— begin —

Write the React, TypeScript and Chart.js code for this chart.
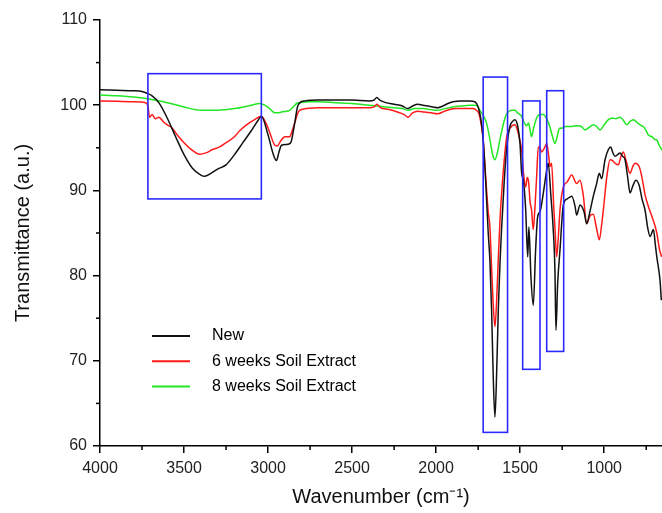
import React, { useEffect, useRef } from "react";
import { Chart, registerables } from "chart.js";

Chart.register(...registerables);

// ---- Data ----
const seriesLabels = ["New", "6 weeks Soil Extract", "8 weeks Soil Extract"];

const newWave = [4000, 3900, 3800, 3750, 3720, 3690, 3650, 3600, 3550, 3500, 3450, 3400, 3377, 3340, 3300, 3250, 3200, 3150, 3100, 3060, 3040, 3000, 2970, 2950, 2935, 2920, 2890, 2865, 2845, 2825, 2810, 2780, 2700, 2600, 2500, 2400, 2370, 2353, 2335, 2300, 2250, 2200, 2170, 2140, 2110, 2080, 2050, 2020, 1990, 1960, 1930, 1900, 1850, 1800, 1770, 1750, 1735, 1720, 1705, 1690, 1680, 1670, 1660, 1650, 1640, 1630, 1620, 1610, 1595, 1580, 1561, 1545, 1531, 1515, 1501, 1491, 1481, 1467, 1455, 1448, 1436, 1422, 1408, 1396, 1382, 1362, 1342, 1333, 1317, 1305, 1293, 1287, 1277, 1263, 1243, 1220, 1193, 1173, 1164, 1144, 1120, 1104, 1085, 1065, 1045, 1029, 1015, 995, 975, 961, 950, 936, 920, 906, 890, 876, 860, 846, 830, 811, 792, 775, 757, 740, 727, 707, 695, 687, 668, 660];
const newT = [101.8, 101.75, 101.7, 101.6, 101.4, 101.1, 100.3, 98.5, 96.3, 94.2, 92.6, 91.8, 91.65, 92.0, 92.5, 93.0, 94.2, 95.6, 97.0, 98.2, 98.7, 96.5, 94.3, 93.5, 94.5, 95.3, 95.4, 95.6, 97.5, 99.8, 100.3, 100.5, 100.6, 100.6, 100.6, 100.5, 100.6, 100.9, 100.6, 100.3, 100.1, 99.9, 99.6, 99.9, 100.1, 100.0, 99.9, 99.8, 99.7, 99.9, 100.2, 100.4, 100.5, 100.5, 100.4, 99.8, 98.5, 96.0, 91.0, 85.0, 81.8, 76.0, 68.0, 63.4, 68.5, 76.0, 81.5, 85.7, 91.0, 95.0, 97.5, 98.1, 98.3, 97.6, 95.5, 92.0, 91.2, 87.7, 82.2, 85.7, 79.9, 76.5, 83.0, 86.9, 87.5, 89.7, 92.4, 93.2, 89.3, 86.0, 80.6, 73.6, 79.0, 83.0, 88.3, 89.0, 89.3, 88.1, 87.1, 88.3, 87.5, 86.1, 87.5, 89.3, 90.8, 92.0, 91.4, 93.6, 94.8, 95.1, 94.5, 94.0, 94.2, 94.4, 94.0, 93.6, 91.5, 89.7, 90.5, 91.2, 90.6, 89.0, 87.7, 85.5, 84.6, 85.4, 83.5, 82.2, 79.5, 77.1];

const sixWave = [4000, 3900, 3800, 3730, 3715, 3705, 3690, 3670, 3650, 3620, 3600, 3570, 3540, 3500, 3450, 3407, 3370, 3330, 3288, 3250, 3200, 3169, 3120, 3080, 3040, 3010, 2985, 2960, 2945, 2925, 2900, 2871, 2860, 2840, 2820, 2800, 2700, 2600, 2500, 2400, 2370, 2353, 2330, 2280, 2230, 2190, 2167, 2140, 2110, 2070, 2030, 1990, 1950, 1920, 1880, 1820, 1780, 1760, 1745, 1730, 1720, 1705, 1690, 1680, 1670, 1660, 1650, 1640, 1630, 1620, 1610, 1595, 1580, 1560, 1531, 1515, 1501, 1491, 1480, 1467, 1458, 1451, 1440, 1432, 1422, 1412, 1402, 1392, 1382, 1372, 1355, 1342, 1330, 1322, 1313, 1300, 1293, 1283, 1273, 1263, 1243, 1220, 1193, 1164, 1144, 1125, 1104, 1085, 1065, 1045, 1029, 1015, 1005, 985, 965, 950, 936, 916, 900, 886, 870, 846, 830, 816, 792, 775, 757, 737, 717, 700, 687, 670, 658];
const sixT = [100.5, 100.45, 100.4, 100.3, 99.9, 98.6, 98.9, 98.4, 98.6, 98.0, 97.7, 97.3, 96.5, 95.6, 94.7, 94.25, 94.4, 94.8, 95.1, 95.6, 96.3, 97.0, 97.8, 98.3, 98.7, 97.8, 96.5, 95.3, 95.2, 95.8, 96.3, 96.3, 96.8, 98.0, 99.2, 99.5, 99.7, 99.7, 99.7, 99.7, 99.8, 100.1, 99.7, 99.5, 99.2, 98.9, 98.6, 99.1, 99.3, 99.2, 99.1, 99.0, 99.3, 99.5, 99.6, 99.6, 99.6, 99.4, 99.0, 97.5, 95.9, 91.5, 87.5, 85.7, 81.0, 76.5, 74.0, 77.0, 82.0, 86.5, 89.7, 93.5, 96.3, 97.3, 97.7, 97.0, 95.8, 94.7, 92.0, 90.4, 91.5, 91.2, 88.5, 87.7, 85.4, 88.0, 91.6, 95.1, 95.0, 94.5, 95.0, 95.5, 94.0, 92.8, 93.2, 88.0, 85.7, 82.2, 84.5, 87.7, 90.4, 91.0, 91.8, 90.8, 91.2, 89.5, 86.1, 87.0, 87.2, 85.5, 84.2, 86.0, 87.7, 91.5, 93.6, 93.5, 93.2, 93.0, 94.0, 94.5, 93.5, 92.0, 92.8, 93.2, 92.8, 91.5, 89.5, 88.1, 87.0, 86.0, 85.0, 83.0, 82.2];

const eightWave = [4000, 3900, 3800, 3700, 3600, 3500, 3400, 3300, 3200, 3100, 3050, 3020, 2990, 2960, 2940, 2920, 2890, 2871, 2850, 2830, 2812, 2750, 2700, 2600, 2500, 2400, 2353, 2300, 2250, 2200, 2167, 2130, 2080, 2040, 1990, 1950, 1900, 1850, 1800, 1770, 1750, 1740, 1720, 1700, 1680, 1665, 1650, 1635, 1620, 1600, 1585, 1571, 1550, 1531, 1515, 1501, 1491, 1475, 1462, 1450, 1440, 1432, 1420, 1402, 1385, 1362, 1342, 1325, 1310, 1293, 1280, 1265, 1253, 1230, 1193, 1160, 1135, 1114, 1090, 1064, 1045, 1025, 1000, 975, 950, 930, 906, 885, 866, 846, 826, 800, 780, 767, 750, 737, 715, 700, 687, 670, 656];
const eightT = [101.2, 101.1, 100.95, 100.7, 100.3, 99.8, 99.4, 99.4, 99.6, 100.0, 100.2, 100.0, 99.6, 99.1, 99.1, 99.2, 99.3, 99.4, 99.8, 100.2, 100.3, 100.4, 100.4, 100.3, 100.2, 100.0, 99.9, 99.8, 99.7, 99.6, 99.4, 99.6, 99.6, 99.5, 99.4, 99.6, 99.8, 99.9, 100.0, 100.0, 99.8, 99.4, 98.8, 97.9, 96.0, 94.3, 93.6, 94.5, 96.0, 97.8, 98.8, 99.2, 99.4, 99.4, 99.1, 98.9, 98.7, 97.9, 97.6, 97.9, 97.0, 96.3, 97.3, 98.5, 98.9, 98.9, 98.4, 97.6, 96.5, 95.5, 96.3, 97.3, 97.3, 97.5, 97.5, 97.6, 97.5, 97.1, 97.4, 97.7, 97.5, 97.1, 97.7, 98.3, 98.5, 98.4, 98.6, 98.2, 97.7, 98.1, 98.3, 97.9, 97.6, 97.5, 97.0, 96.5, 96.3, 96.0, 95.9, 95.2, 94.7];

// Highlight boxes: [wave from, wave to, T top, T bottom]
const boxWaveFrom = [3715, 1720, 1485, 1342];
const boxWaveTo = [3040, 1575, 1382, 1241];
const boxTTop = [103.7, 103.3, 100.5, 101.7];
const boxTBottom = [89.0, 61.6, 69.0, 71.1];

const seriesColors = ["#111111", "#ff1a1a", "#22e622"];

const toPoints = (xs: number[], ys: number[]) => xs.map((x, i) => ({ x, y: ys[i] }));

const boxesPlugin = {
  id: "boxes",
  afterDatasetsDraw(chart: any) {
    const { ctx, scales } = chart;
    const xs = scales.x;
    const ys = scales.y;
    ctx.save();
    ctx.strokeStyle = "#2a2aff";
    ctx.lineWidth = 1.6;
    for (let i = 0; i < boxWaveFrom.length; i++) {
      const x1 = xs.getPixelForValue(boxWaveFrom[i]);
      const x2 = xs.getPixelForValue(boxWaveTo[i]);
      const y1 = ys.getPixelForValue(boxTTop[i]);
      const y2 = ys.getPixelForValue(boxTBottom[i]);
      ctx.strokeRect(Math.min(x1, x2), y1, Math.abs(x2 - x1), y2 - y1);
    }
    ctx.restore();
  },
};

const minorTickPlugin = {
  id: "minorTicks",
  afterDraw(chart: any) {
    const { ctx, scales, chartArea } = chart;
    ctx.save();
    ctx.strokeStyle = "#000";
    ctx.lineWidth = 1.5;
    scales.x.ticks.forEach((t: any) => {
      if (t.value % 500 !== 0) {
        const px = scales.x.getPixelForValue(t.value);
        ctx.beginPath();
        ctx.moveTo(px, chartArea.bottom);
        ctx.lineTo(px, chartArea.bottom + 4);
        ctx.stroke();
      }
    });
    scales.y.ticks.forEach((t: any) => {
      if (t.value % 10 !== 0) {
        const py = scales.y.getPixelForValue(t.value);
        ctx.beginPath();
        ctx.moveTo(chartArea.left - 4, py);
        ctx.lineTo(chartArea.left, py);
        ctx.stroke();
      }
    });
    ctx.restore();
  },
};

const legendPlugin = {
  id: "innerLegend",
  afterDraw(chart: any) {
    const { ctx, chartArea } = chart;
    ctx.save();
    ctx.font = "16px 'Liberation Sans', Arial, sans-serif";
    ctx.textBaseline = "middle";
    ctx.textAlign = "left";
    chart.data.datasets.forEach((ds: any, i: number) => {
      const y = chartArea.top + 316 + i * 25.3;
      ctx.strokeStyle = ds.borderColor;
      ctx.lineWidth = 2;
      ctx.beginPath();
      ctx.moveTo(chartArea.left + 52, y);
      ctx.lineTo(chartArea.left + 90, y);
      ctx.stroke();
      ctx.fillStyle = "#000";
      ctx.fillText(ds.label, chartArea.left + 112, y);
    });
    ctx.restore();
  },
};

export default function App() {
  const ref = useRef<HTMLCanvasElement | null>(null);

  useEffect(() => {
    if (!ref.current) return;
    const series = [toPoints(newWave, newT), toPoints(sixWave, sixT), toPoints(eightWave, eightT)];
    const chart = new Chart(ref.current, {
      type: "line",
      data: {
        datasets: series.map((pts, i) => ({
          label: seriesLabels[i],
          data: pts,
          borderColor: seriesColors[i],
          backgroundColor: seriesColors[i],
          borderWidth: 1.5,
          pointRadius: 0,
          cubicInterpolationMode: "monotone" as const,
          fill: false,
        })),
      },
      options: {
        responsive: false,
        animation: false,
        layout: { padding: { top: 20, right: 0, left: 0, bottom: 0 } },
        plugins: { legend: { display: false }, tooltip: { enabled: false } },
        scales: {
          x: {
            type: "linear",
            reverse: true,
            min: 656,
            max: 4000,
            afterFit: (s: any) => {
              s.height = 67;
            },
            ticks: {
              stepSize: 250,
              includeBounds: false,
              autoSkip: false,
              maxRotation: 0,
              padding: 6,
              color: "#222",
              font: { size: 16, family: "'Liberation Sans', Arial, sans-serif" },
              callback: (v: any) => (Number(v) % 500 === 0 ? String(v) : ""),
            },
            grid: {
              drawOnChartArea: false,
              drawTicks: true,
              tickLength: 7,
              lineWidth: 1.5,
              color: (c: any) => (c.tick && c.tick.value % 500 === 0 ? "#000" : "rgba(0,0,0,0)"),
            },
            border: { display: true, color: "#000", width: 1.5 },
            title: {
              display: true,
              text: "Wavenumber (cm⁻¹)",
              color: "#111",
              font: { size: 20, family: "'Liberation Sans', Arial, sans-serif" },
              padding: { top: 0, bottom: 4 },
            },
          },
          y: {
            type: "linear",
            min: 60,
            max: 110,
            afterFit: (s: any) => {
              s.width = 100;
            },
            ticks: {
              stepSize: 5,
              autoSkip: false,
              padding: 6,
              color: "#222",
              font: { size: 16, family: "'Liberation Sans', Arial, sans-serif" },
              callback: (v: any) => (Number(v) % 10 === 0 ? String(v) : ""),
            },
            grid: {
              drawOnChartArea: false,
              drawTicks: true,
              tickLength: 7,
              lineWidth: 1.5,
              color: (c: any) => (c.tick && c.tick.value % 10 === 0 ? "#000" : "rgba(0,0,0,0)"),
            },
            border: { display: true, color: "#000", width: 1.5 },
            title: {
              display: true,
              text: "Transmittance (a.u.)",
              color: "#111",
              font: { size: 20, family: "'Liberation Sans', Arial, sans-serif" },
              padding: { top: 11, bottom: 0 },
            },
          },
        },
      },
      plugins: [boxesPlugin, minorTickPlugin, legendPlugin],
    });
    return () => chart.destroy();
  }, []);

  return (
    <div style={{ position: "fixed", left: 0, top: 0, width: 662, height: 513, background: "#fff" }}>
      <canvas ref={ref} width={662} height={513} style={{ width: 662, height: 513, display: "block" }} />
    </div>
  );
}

— end —

REQUIRED WORK:
Write down only the number of lines that contain the string "React" in the listing.

THE RESULT:
2